Supplied data ->

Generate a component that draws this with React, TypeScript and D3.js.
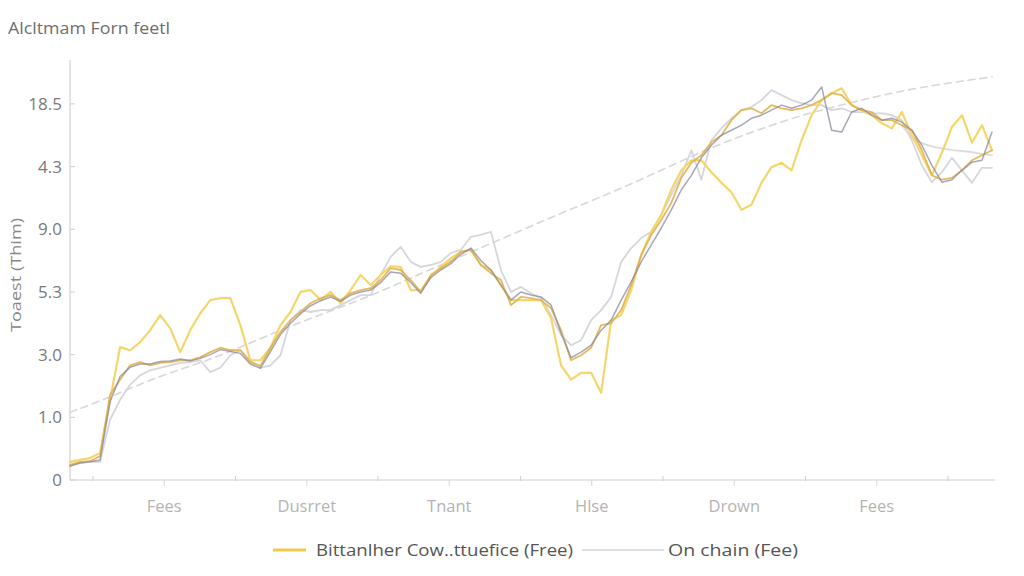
import React from "react";
import * as d3 from "d3";

const title = "Alcltmam Forn feetl";
const yAxisTitle = "Toaest (Thim)";
const yTickValues = [0, 10, 20, 30, 40, 50, 60];
const yTickLabels = ["0", "1.0", "3.0", "5.3", "9.0", "4.3", "18.5"];
const xCategories = ["Fees", "Dusrret", "Tnant", "Hlse", "Drown", "Fees"];
const legendLabels = ["Bittanlher Cow..ttuefice (Free)", "On chain (Fee)"];

// 93 samples per series
const yellowSeries = [
  2.9, 3.2, 3.5, 4.3, 12.8, 21.2, 20.7, 22.0, 23.9, 26.3,
  24.2, 20.4, 23.9, 26.6, 28.7, 29.0, 29.0, 24.7, 19.1, 19.1,
  21.1, 24.7, 26.8, 30.0, 30.3, 28.7, 30.0, 28.2, 30.3, 32.7,
  31.1, 32.7, 34.1, 34.0, 30.3, 30.3, 32.4, 34.0, 35.4, 36.4,
  36.7, 34.3, 33.5, 31.1, 28.7, 28.7, 28.7, 28.7, 25.8, 18.3,
  16.0, 17.1, 17.1, 13.9, 25.5, 26.3, 30.3, 35.9, 39.6, 42.3,
  46.3, 49.4, 51.0, 51.0, 49.1, 47.4, 45.9, 43.1, 43.9, 47.4,
  49.9, 50.6, 49.4, 54.2, 58.2, 60.6, 61.7, 62.5, 59.8, 59.0,
  58.2, 56.9, 56.1, 58.7, 55.0, 51.8, 48.6, 52.2, 56.3, 58.2,
  53.8, 56.6, 52.6,
];
const goldenSeries = [
  2.4, 2.9, 3.0, 3.8, 13.6, 16.0, 18.3, 18.8, 18.3, 18.7,
  18.8, 19.1, 19.1, 19.6, 20.4, 21.1, 20.7, 20.7, 18.8, 18.2,
  21.1, 23.6, 25.5, 26.8, 28.2, 29.0, 29.5, 28.7, 29.8, 30.3,
  30.6, 31.9, 33.8, 33.5, 31.9, 30.0, 32.7, 33.8, 34.8, 36.4,
  36.7, 34.3, 33.0, 31.9, 27.9, 29.2, 29.0, 28.7, 27.4, 23.9,
  19.1, 19.9, 21.1, 24.7, 25.0, 27.1, 31.1, 35.9, 39.1, 41.5,
  44.2, 48.2, 50.6, 51.8, 53.9, 55.0, 57.4, 59.0, 59.3, 58.5,
  59.8, 59.3, 59.0, 59.3, 59.8, 60.6, 61.7, 61.4, 59.8, 59.0,
  58.7, 57.4, 57.4, 56.6, 55.8, 52.6, 48.6, 47.9, 48.2, 49.4,
  51.0, 51.8, 52.6,
];
const darkGraySeries = [
  2.2, 2.7, 2.9, 3.2, 12.5, 16.5, 18.0, 18.5, 18.5, 18.9,
  19.0, 19.3, 19.0, 19.4, 20.0, 20.8, 20.5, 20.2, 18.5, 17.8,
  20.5, 23.2, 25.0, 26.5, 27.8, 28.6, 29.2, 28.5, 29.5, 30.0,
  30.3, 31.5, 33.2, 33.0, 31.5, 29.8, 32.3, 33.5, 34.5, 36.0,
  37.0, 35.0, 33.5, 31.1, 28.7, 30.0, 29.5, 29.2, 27.9, 23.4,
  19.5, 20.4, 21.5, 23.9, 25.5, 28.7, 31.6, 34.8, 37.5, 40.2,
  43.1, 46.3, 48.6, 51.4, 53.4, 55.0, 55.8, 56.6, 57.7, 58.2,
  59.0, 59.8, 59.3, 59.8, 60.6, 62.7, 55.8, 55.5, 58.7, 59.3,
  58.2, 57.4, 57.7, 57.1, 55.8, 53.4, 50.2, 47.5, 47.9, 49.4,
  50.7, 51.0, 55.5,
];
const lightGraySeries = [
  2.4, 2.7, 2.9, 2.9, 9.6, 12.8, 15.2, 16.7, 17.5, 17.9,
  18.3, 18.7, 18.8, 19.1, 17.2, 17.9, 19.9, 20.7, 19.1, 17.9,
  18.3, 19.9, 25.5, 27.1, 26.8, 27.1, 27.1, 27.9, 28.7, 29.5,
  29.5, 32.7, 35.6, 37.2, 34.8, 34.0, 34.3, 34.8, 36.2, 36.7,
  38.8, 39.1, 39.6, 33.5, 30.0, 30.8, 29.8, 29.0, 26.3, 23.1,
  21.5, 22.3, 25.5, 27.1, 29.2, 34.8, 37.0, 38.6, 39.6, 42.3,
  45.5, 48.6, 52.6, 47.9, 54.2, 56.1, 57.7, 59.0, 59.5, 60.6,
  62.2, 61.4, 60.6, 60.1, 59.8, 59.8, 59.0, 59.3, 58.7, 58.7,
  58.5, 58.5, 58.2, 57.4, 54.2, 50.2, 47.5, 49.1, 51.4, 49.4,
  47.4, 49.8, 49.8,
];
// smoother on-chain tail (indices 83..92)
const tailStart = 83;
const lightTailSeries = [56.6, 54.5, 53.7, 53.2, 52.9, 52.6, 52.5, 52.3, 52.0, 51.8];
const trendIndex = [0, 4, 9, 14, 19, 24, 29, 34, 39, 44, 49, 54, 59, 64, 69, 74, 79, 84, 92];
const trendSeries = [10.8, 13.2, 16.7, 19.1, 22.6, 25.8, 28.7, 32.2, 35.7, 39.1, 42.6, 45.8, 49.4, 53.1, 56.1, 58.7, 60.6, 62.5, 64.3];

const W = 1024;
const H = 576;
const left = 70;
const right = 995;
const bottom = 480;
const top = 60;

export default function App() {
  const n = yellowSeries.length;
  const x = d3.scaleLinear().domain([0, n - 1]).range([left, 992]);
  const y = d3.scaleLinear().domain([0, 67]).range([bottom, top]);
  const band = d3
    .scaleBand<number>()
    .domain(xCategories.map((_, i) => i))
    .range([93, 948]);

  const line = d3
    .line<number>()
    .x((_, i) => x(i))
    .y((d) => y(d))
    .curve(d3.curveLinear);

  const tailLine = d3
    .line<number>()
    .x((_, i) => x(tailStart + i))
    .y((d) => y(d))
    .curve(d3.curveBasis);

  const trendLine = d3
    .line<number>()
    .x((_, i) => x(trendIndex[i]))
    .y((d) => y(d))
    .curve(d3.curveBasis);

  const boundaries = xCategories.map((_, i) => band(i) as number).concat([948]);
  const font = "'Open Sans', 'Noto Sans', sans-serif";

  return (
    <svg
      width={W}
      height={H}
      style={{ position: "absolute", left: 0, top: 0, background: "#ffffff" }}
      fontFamily={font}
    >
      <defs>
        <filter id="soft" x="-5%" y="-5%" width="110%" height="110%">
          <feGaussianBlur stdDeviation="0.55" />
        </filter>
      </defs>
      <rect width={W} height={H} fill="#fff" />
      <text x={8} y={34} fontSize={17} fill="#6e6e6e" textLength={162} lengthAdjust="spacingAndGlyphs">
        {title}
      </text>

      {/* y axis */}
      <line x1={left} x2={left} y1={top} y2={bottom} stroke="#d0d0d0" strokeWidth={1.2} />
      {yTickValues.map((v, i) => (
        <g key={"yt" + i}>
          <line x1={left} x2={left + 5} y1={y(v)} y2={y(v)} stroke="#cfcfcf" />
          <text
            x={62}
            y={y(v)}
            dy="0.35em"
            textAnchor="end"
            fontSize={17}
            fill="#7a7a7a"
          >
            {yTickLabels[i]}
          </text>
        </g>
      ))}
      <text
        transform={`translate(16, 275) rotate(-90)`}
        textAnchor="middle"
        dy="0.35em"
        fontSize={15}
        fill="#888"
        textLength={114}
        lengthAdjust="spacingAndGlyphs"
      >
        {yAxisTitle}
      </text>

      {/* x axis */}
      <line x1={left} x2={right} y1={bottom} y2={bottom} stroke="#d0d0d0" strokeWidth={1.2} />
      {boundaries.map((b, i) => (
        <line key={"xb" + i} x1={b} x2={b} y1={bottom - 4} y2={bottom + 1} stroke="#cfcfcf" />
      ))}
      {xCategories.map((c, i) => {
        const cx = (band(i) as number) + band.bandwidth() / 2;
        return (
          <g key={"xl" + i}>
            <line x1={cx} x2={cx} y1={bottom} y2={bottom + 6} stroke="#d6d6d6" />
            <text x={cx} y={512} textAnchor="middle" fontSize={16.5} fill="#b4b4b4">
              {c}
            </text>
          </g>
        );
      })}

      {/* lines */}
      <g filter="url(#soft)" fill="none" strokeLinejoin="round" strokeLinecap="round">
        <path d={trendLine(trendSeries) || ""} stroke="#d8d8d8" strokeWidth={1.6} strokeDasharray="7 5" />
        <path d={tailLine(lightTailSeries) || ""} stroke="#dcdcdc" strokeWidth={1.8} />
        <path d={line(lightGraySeries) || ""} stroke="#d6d6de" strokeWidth={1.8} />
        <path d={line(yellowSeries) || ""} stroke="#f5d66b" strokeWidth={2.2} />
        <path d={line(goldenSeries) || ""} stroke="#e2b24c" strokeWidth={1.8} opacity={0.9} />
        <path d={line(darkGraySeries) || ""} stroke="#8a8a9c" strokeWidth={1.5} opacity={0.75} />
      </g>

      {/* legend */}
      <line x1={273} x2={306} y1={550} y2={550} stroke="#f0c94e" strokeWidth={3} />
      <text x={316} y={550} dy="0.35em" fontSize={17} fill="#555" textLength={257} lengthAdjust="spacingAndGlyphs">
        {legendLabels[0]}
      </text>
      <line x1={582} x2={664} y1={550} y2={550} stroke="#d4d4d4" strokeWidth={1.5} />
      <text x={668} y={550} dy="0.35em" fontSize={17} fill="#555" textLength={130} lengthAdjust="spacingAndGlyphs">
        {legendLabels[1]}
      </text>
    </svg>
  );
}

The request ->
Write out again exactly the lines from the start of the data above through the line containing "import * as", inclusive, excluding any pictures.

Result below ->
Generate a component that draws this with React, TypeScript and D3.js.
import React from "react";
import * as d3 from "d3";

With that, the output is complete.